Both made excellent pictures. They range from landscape scenes full of naturalistic beauty and rendered in rich oil paints to stylized medieval scenes taken from fairy tales that use muted tempera colors. All their work is worth taking time to look at, but for Candlemas I want to focus specifically on Marianne’s painting Candlemas Day, which can be found in the Tate Gallery in London.
A return to romance
Originally from Austria, Marianne and Adrian settled in Britain after they were married, where they enjoyed a quiet life of creativity in the midst of an artist colony based in St. Ives. Many of Marianne’s paintings were influenced by the Pre-Raphaelites, a group of artists including Dante Rossetti and William Morris who sought the revival of medieval romance and beauty.
The Pre-Raphaelites felt that modern art, music, and poetry had fallen into the hands of the elite. Art was losing its romance in a rapidly industrializing era. The folktales, homemade art, and beautiful furnishings that had once been found in every home and local parish church were disappearing. The Pre-Raphaelites insisted that this was a spiritually unhealthy condition because every person deserved to be surrounded by beauty.
William Morris was motivated to create an amazing design company that still exists today. Rossetti wrote poetry of medieval romance and adventure. They threw parties and decorated each other’s homes, took commissions to beautify library walls with paintings, and pioneered innovative stained glass designs for churches.
Beauty and grace in the everyday
Marianne Stokes, for her part, focused on scenes of everyday beauty and romance. In particular, she loved the romance of traditional religion.
The customs of the faithful have been built up into a rich tapestry over centuries to make sacred the events and rhythm of everyday life. The feast days and fast days, the processions, the blessed items and holy wells, ancient sites of pilgrimage, all of it serves to reveal the glimmering presence of the divine in our midst. Whoever we might be, God is making us shine with his glory.
Candlemas is one of those romantic customs. Celebrated on the Feast of the Purification every year on February 2, people can bring their candles to the parish priest to be blessed. The candles represent the entrance of the Christ into the world. When the Church blesses our candles, it becomes possible to take Christ home to sensibly illuminate our domestic life. The candle, of course, is a symbol but the blessing carries genuine spiritual grace. In some mysterious way, it really does make Our Lord more present.
You can strongly feel this presence in the painting Candlemas Day. To me, that’s why it’s such a powerful meditation. Painted in the medieval style using egg tempera paint, which is applied in small, careful strokes, the colors are muted but pure. The scene is simple, a woman reading her prayers by the light of a blessed candle.

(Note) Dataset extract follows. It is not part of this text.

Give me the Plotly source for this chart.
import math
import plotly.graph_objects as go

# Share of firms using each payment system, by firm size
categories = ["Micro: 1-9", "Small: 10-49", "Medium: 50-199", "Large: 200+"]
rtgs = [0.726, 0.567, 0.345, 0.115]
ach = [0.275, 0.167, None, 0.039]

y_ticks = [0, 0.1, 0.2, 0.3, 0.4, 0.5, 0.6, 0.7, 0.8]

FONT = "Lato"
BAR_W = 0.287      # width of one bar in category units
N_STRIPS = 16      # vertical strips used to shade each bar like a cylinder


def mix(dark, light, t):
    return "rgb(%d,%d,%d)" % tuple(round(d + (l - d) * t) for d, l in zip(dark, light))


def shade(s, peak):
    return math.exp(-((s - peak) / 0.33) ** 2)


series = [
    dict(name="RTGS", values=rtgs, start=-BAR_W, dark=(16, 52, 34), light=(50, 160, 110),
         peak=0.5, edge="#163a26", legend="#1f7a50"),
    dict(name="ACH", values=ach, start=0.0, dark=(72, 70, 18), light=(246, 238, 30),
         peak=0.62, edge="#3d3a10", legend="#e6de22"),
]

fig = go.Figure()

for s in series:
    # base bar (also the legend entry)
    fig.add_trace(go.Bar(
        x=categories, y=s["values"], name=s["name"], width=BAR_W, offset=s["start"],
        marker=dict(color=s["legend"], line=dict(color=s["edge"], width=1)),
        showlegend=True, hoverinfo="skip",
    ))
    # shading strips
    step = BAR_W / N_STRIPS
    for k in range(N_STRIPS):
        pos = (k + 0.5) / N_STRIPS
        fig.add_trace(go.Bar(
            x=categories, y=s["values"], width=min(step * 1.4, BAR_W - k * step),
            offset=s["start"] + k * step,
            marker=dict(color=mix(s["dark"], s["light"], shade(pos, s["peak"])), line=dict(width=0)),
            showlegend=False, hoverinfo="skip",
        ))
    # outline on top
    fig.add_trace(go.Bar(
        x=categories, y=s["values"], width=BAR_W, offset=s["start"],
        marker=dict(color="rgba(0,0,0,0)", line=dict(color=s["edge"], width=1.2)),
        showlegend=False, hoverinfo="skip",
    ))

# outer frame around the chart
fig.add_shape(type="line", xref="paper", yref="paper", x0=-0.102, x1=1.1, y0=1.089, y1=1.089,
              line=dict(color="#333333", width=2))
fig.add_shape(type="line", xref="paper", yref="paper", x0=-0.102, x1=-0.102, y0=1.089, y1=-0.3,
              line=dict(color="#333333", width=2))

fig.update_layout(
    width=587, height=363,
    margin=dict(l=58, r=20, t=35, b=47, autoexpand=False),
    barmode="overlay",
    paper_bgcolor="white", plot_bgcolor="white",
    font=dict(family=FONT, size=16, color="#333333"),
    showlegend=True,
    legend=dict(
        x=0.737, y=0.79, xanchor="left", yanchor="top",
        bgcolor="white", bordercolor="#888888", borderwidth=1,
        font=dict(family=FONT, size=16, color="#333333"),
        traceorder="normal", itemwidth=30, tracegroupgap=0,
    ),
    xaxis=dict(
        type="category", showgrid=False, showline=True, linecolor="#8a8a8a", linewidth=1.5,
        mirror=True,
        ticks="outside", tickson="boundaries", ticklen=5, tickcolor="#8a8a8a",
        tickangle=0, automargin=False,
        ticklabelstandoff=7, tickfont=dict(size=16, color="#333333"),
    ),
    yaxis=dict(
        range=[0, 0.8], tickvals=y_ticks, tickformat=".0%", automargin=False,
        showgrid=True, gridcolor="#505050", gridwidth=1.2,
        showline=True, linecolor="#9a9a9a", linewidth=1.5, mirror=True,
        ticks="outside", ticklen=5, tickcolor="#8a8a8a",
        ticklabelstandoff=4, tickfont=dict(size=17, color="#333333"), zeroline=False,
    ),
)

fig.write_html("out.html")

The painting may not seem like much, but sit with it for a few minutes. Peacefulness exudes from the image. It almost feels like an icon. The woman is carefully posed, focused on her devotions. There are three focal points — the prayer book, the flame on the candle, and the countenance of the woman. There is no competition among them for our attention and yet there is a subtle hierarchy. The candle illuminates the other two. Without it, the other two would fade into shadow. Christ the Light is primary but doesn’t feel the need to boast about it. Instead, he is content to dispense grace quietly.
Capturing an image of Beauty himself
Even if, at first glance, this is a picture of an ordinary woman in an ordinary moment, a deeper look unveils a truth that is far different. The goal in a painting like this is to capture the image of Beauty himself, the God who is the source of artistic beauty. This means the artist isn’t indulging in displays of technical virtuoso or high-toned social and philosophical theories in pictorial form. The picture isn’t “painterly,” and doesn’t call attention to the skill of the artist. Rather, it’s a masterfully controlled depiction of lover and beloved.

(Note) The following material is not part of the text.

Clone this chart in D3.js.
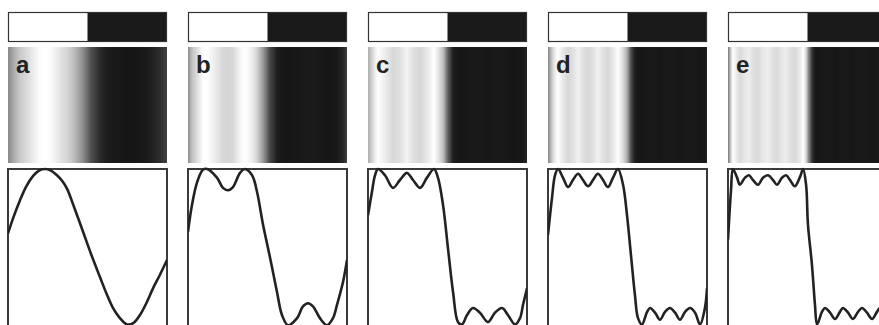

“Beauty without the beloved is a like a sword through the heart,” writes Dante Rossetti, which explains why Stokes is so interested in religious paintings. Religion is exquisitely beautiful because it is a beauty that seeks the Beloved.
An unquenchable flame
You can physically feel the presence of God in Candlemas Day. The Holy Spirit hovers gently, invisibly, with a warm glow in his wings. Christ is a burning fire sacrificing himself along with the wax of the candle. It burns with the exact same unquenchable purifying flame, wild and untamed, that remakes the cosmos; but here Christ has consented to veil his glory. The candle fire is that of hearth and home. It’s a signal fire to the heart of God.
Candlemas Day reassures us that we are right where we belong. God is at work in our humble homes, our humble hearts. At the same time, the painting indicates a calling-forth. Grace is leading us into a greater, more expansive life, the next life in which the glory of God will blaze without limit. At certain times and places, such as Candlemas, that next life shines through into ours, dispelling the shadows.